There is substantive information about the protagonists of anti-boycott bills. The filmmakers’ methodology of focusing on a few states effectively them to address what’s happening in all states, wielding that like the power of a velvet glove.

The film chronicles the fortitude of three Americans fighting for their freedom of expression, and it lays bare what’s at stake if they fail: Our constitutionally-protected right to boycott. Anti-boycott laws could be used to silence voices of dissent on a whole range of issues. There are lawmakers actively citing legislation to ban boycotts of Israel as their inspiration for similar laws punishing those who boycott the gun industry or divest from fossil fuels. Other anti-protest laws,flying under the radar, are targeting the Movement for Black Lives Matter and indigenous rights activists.

According to Amnesty International, the Israeli Government has displaced hundreds of Palestinians in Israel and the occupied West Bank, including East Jerusalem, as a result of home demolitions and imposition of other coercive measures. Israeli forces continued to use excessive force during law enforcement activities in Israel and the OPT. Israeli forces have killed 31 Palestinians, including nine children, in the OPT; many were unlawfully killed while posing no imminent threat to life.
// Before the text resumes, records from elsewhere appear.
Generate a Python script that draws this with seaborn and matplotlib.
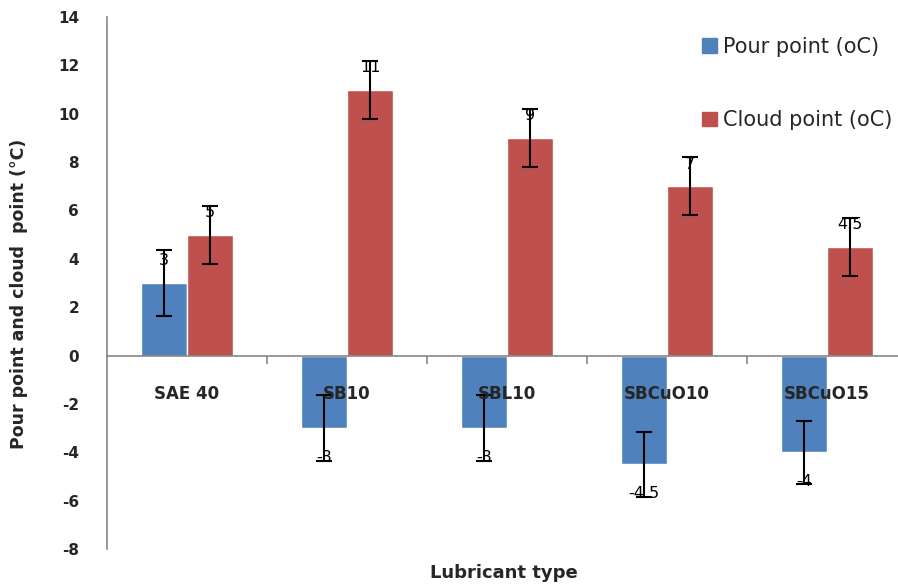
import numpy as np
import pandas as pd
import matplotlib
matplotlib.use("Agg")
import matplotlib.pyplot as plt
import seaborn as sns
from matplotlib.patches import Patch

# data
lubricants = ["SAE 40", "SB10", "SBL10", "SBCuO10", "SBCuO15"]
pour_point = [3, -3, -3, -4.5, -4]
cloud_point = [5, 11, 9, 7, 4.5]
pour_err = [1.35, 1.35, 1.35, 1.35, 1.3]
cloud_err = [1.2, 1.2, 1.2, 1.2, 1.2]
series = ["Pour point (oC)", "Cloud point (oC)"]
colors = ["#4F81BD", "#C0504D"]

df = pd.DataFrame({
    "Lubricant": lubricants * 2,
    "Series": [series[0]] * len(lubricants) + [series[1]] * len(lubricants),
    "Value": pour_point + cloud_point,
})
errors = {series[0]: pour_err, series[1]: cloud_err}

sns.set_style("white")
plt.rcParams['font.family'] = ['DejaVu Sans']
plt.rcParams['axes.unicode_minus'] = False

fig = plt.figure(figsize=(8.98, 5.84), dpi=100)
ax = fig.add_axes([107 / 898, 1 - 549 / 584, 800 / 898, 532 / 584])

sns.barplot(data=df, x="Lubricant", y="Value", hue="Series", palette=colors,
            width=0.58, gap=0, saturation=1, errorbar=None, ax=ax, legend=False)

# error bars and value labels on each bar
for cont, name in zip(ax.containers, series):
    vals = df[df["Series"] == name]["Value"].tolist()
    errs = errors[name]
    for bar, v, e in zip(cont, vals, errs):
        cx = bar.get_x() + bar.get_width() / 2
        ax.errorbar(cx, v, yerr=e, color="black", lw=1.5, capsize=6, capthick=1.5)
        off = 16 if v > 0 else -21
        ax.annotate(f"{v:g}", (cx, v), xytext=(0, off), textcoords="offset points",
                    ha="center", va="center", fontsize=11.5, color="black")

ax.set_ylim(-8, 14)
ax.set_yticks(np.arange(-8, 15, 2))
ax.set_xlim(-0.5, len(lubricants) - 0.5)
ax.tick_params(axis="y", direction="out", length=8, color="#868686", labelsize=11, pad=12)
for t in ax.get_yticklabels():
    t.set_fontweight("bold")

# category axis sits on the zero line, separators as minor ticks
ax.spines["bottom"].set_position(("data", 0))
ax.spines["bottom"].set_color("#868686")
ax.spines["bottom"].set_linewidth(1.2)
ax.set_xticks(np.arange(0.5, len(lubricants) - 0.5, 1), minor=True)
ax.tick_params(axis="x", which="major", length=0, pad=21, labelsize=12)
ax.tick_params(axis="x", which="minor", direction="out", length=6, width=1.2,
               color="#868686", bottom=True)
for t in ax.get_xticklabels():
    t.set_fontweight("bold")
ax.xaxis.set_zorder(10)

for s in ["top", "right"]:
    ax.spines[s].set_visible(False)
ax.spines["left"].set_color("#868686")
ax.spines["left"].set_linewidth(1.2)

ax.set_xlabel("Lubricant type", fontsize=13, fontweight="bold")
ax.xaxis.set_label_coords((504 - 107) / 800, -0.028)
ax.set_ylabel("Pour point and cloud  point (°C)", fontsize=12.5, fontweight="bold")
ax.yaxis.set_label_coords((28 - 107) / 800, 0.48)

handles = [Patch(color=c) for c in colors]
fig.legend(handles, series, loc="upper left", bbox_to_anchor=(702 / 898, 1 - 37 / 584),
           frameon=False, fontsize=15, handlelength=0.7, handleheight=0.7,
           handletextpad=0.3, labelspacing=2.55, borderpad=0, borderaxespad=0)

fig.savefig("out.png", dpi=100)
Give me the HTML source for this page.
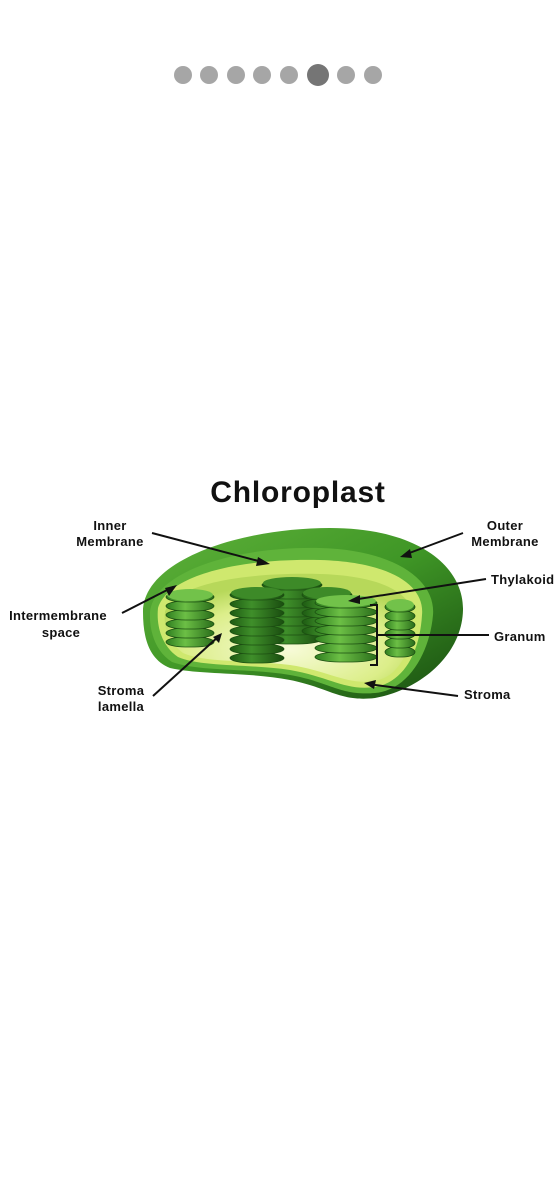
<!DOCTYPE html>
<html><head><meta charset="utf-8"><style>
html,body{margin:0;padding:0;background:#fff;}
body{width:556px;height:1198px;position:relative;overflow:hidden;font-family:"Liberation Sans",sans-serif;}
svg{position:absolute;left:0;top:0;}
</style></head><body>
<svg width="556" height="1198" viewBox="0 0 556 1198">
<defs>
<linearGradient id="outer" x1="0" y1="0" x2="1" y2="1">
<stop offset="0" stop-color="#5fb23a"/><stop offset="0.5" stop-color="#3f9626"/><stop offset="1" stop-color="#184d10"/></linearGradient>
<radialGradient id="cav" cx="0.5" cy="0.7" r="0.6">
<stop offset="0" stop-color="#f7fbd8"/><stop offset="0.7" stop-color="#dcee8a"/><stop offset="1" stop-color="#b7d85a"/></radialGradient>
<linearGradient id="stk" x1="0" y1="0" x2="1" y2="0">
<stop offset="0" stop-color="#2e7d1f"/><stop offset="0.4" stop-color="#6cbf45"/><stop offset="1" stop-color="#2a6d1b"/></linearGradient>
<linearGradient id="stkd" x1="0" y1="0" x2="1" y2="0">
<stop offset="0" stop-color="#1d5a12"/><stop offset="0.4" stop-color="#3f8f2a"/><stop offset="1" stop-color="#1a4d10"/></linearGradient>
</defs>
<g>
<circle cx="183" cy="75" r="9" fill="#a6a6a6"/>
<circle cx="209" cy="75" r="9" fill="#a6a6a6"/>
<circle cx="236" cy="75" r="9" fill="#a6a6a6"/>
<circle cx="262" cy="75" r="9" fill="#a6a6a6"/>
<circle cx="289" cy="75" r="9" fill="#a6a6a6"/>
<circle cx="318" cy="75" r="11" fill="#757575"/>
<circle cx="346" cy="75" r="9" fill="#a6a6a6"/>
<circle cx="373" cy="75" r="9" fill="#a6a6a6"/>
</g>
<text x="298" y="502" text-anchor="middle" font-size="30" font-weight="bold" letter-spacing="0.8" fill="#111">Chloroplast</text>
<g>
<path d="M143,612 C143,560 240,528 330,528 C420,528 464,568 463,610 C462,655 420,690 375,698 C340,702 330,688 290,680 C250,672 200,675 170,668 C150,660 143,640 143,612 Z" fill="url(#outer)"/>
<path d="M150,612 C155,570 240,546 320,548 C395,550 436,580 433,615 C430,650 410,690 375,693 C340,696 330,682 290,675 C250,668 200,672 172,662 C156,652 149,632 150,612 Z" fill="#5fb33a"/>
<path d="M158,608 C168,575 240,558 320,560 C390,562 425,585 422,615 C420,650 405,682 375,687 C345,691 330,677 290,670 C250,664 200,667 178,657 C163,647 156,628 158,608 Z" fill="#cfe86e"/>
<path d="M165,612 C173,585 240,572 320,574 C385,576 415,595 413,620 C411,650 400,676 375,681 C345,685 330,671 290,665 C250,660 205,663 183,653 C170,643 163,630 165,612 Z" fill="url(#cav)"/>
</g>
<g id="stacks"></g>
<g stroke="#111" stroke-width="2" fill="none">
<line x1="152" y1="533" x2="266" y2="563"/>
<line x1="463" y1="533" x2="404" y2="555"/>
<line x1="486" y1="579" x2="352" y2="600"/>
<line x1="489" y1="635" x2="378" y2="635"/>
<polyline points="370,605 377,605 377,665 370,665"/>
<line x1="458" y1="696" x2="368" y2="684"/>
<line x1="122" y1="613" x2="173" y2="587"/>
<line x1="153" y1="696" x2="219" y2="636"/>
</g>
<g fill="#111">
<polygon points="270,564 258,557 256,566"/>
<polygon points="400,557 410,549 412,558"/>
<polygon points="348,601 360,595 360,604"/>
<polygon points="364,683 376,680 374,689"/>
<polygon points="177,585 165,588 169,596"/>
<polygon points="222,633 213,637 219,643"/>
</g>
<g font-size="13" font-weight="bold" fill="#111" letter-spacing="0.3">
<text x="110" y="530" text-anchor="middle">Inner</text>
<text x="110" y="546" text-anchor="middle">Membrane</text>
<text x="505" y="530" text-anchor="middle">Outer</text>
<text x="505" y="546" text-anchor="middle">Membrane</text>
<text x="491" y="584">Thylakoid</text>
<text x="494" y="641">Granum</text>
<text x="464" y="699">Stroma</text>
<text x="58" y="620" text-anchor="middle">Intermembrane</text>
<text x="61" y="637" text-anchor="middle">space</text>
<text x="121" y="695" text-anchor="middle">Stroma</text>
<text x="121" y="711" text-anchor="middle">lamella</text>
</g>
</svg>
<script>
const stackCx=[292,327,190,257,346,400];
const stackW=[60,50,48,54,62,30];
const stackTop=[580,590,592,590,598,602];
const stackCount=[7,5,6,8,7,6];
const stackDark=[1,1,0,1,0,0];
const g=document.getElementById('stacks');
const NS='http://www.w3.org/2000/svg';
for(let s=0;s<stackCx.length;s++){
  const grp=document.createElementNS(NS,'g');
  
  
  for(let i=stackCount[s]-1;i>=0;i--){
    const y=stackTop[s]+i*9;
    const r=document.createElementNS(NS,'rect');
    r.setAttribute('x',stackCx[s]-stackW[s]/2);r.setAttribute('y',y);
    r.setAttribute('width',stackW[s]);r.setAttribute('height',10);r.setAttribute('rx',stackW[s]/2.5);r.setAttribute('ry',5);
    r.setAttribute('fill',stackDark[s]?'url(#stkd)':'url(#stk)');r.setAttribute('stroke','#1c4f12');r.setAttribute('stroke-width','0.8');
    
    
    grp.appendChild(r);
  }
  const e=document.createElementNS(NS,'ellipse');
  e.setAttribute('cx',stackCx[s]);e.setAttribute('cy',stackTop[s]+3);e.setAttribute('rx',stackW[s]/2-1);e.setAttribute('ry',6);
  e.setAttribute('fill',stackDark[s]?'#3d8a28':'#72c24a');
  
  
  grp.appendChild(e);
  g.appendChild(grp);
}
</script>
</body></html>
For the past 18 years, Just Vision has been  making films about everyday people going up against extraordinary odds in the struggle for justice, equity and dignity in Israel-Palestine. The filmmakers traced the network of supporters and architects of the bill: Traditional Israel lobbying organizations working in lockstep with fundamentalist right-wing organizations, with the support from several other organizations in to fight the Boycott, Divestment, Sanctions (BDS) Movement that emerged in 2005 as Palestinian civil society called on the international community to hold Israel accountable for its human rights atrocities.

 

Other Human Sources

Itamar Benzaquen, a reporter for The Seventh Eye, an Israeli investigative magazine devoted to journalism, the media, freedom of speech and transparency. He helps the filmmakers understand the rapid spread of anti-boycott bills. In whose interest are these laws being passed?

Brian Hauss, attorney, American Civil Liberties Union. Believes boycotts are the core of American democracy and are at risk nationwide.

Laiken Jordah, Mik Jordah’s, son, an environmental and social justice activist. The younger Laiken grew up in the Jewish tradition and reflects on his bond to his grandparents and the injustices he and his father witnessed when visiting the Occupied Palestinian Territories.

Vince Warren, Executive Director of the Center for Constitutional Rights, a group that has been investigating the role of the pro-business organization, American Legislative Exchange Council (ALEC), in passing anti-boycott laws across the country.

Senator Bart Hester, Republican Majority Leader of the State Senate in Arkansas. States that he is the proud sponsor of the Arkansas anti-boycott
bill and speaks about his motivation to sponsor the bill, introducing us to a network that is determined to help lawmakers replicate these bills in state legislatures across the country.

Lara Friedman, President of the Foundation for Middle East Peace, a Washington-based organization promoting a just resolution to the
Israeli-Palestinian conflict.

Dima Khalidi, Founder and Director of Palestine Legal, a group that provides legal advice and litigation support to individuals and communities who stand up for justice in Palestine.

Peter Beinart, Columnist, journalist and political commentator, a regular contributor to The New York Times and frequent commentator on CNN.

Rabbi Barry Block, Rabbi of Congregation B’nai Israel, the largest synagogue in Arkansas.